Malgré des résultats plutôt bénéficiaires dans les secteurs les plus affectés par la crise, nous relevons une hausse très significative et générale du niveau d’endettement des entreprises. Cela n’affecte pas la performance immédiate, mais affectera les performances à venir. C’est pourquoi les dirigeants doivent impérativement prendre les mesures nécessaires à la continuité de leur exploitation sur le moyen terme. Le souci majeur des années à venir réside dans le remboursement des dettes contractées au cours de cette crise, ce que nous pouvons appeler la « bulle ». Pour cela, l’accompagnement des dirigeants par leurs conseils, que sont les avocats et les experts-comptables, sera primordial.

Nous constatons une réelle transition dans les méthodes d’échanges, de travail et de déplacement, ce qui va bouleverser une majorité des modèles économiques. Il est essentiel que l’ensemble des dirigeants et salariés œuvrent à la transformation de leur structure et organisation afin de s’adapter au nouvel environnement économique qui se dessine. Par ailleurs, les habitudes prises au cours de cette crise sanitaire, notamment avec la mise en place du télétravail généralisé, ont conduit certains salariés à revoir leur mode de vie. De cela, découle la création de petites structures qui auront besoin d’un accompagnement plus individualisé.

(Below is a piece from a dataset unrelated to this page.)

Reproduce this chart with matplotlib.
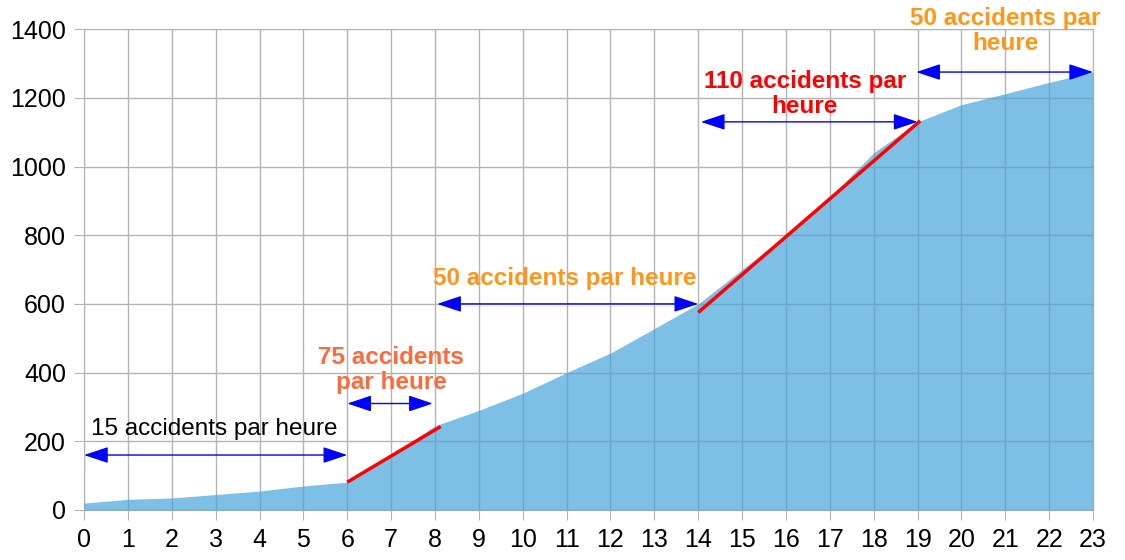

L’ensemble des aides de l’État auront permis de préserver le tissu économique français, mais les changements au sein des entreprises doivent se poursuivre, ou une vague de faillites serait inévitable dans les années à venir.  Si les entreprises ne réagissent pas au changement des modes de travail et de la société, l’intensité de cette vague de faillites n’en sera qu’accentuée. Concernant les Prêts Garantis par l’État et les reports de charges, nous pensons qu’ils affecteront la structure financière des entreprises, ce qui limitera le niveau d’investissement nécessaire au redémarrage de l’activité. Les banques devront jouer un rôle clé dans le financement des années à venir pour ces entreprises. Les modèles d’évaluation actuellement utilisés par l’ensemble des acteurs financiers devront alors être profondément révisés.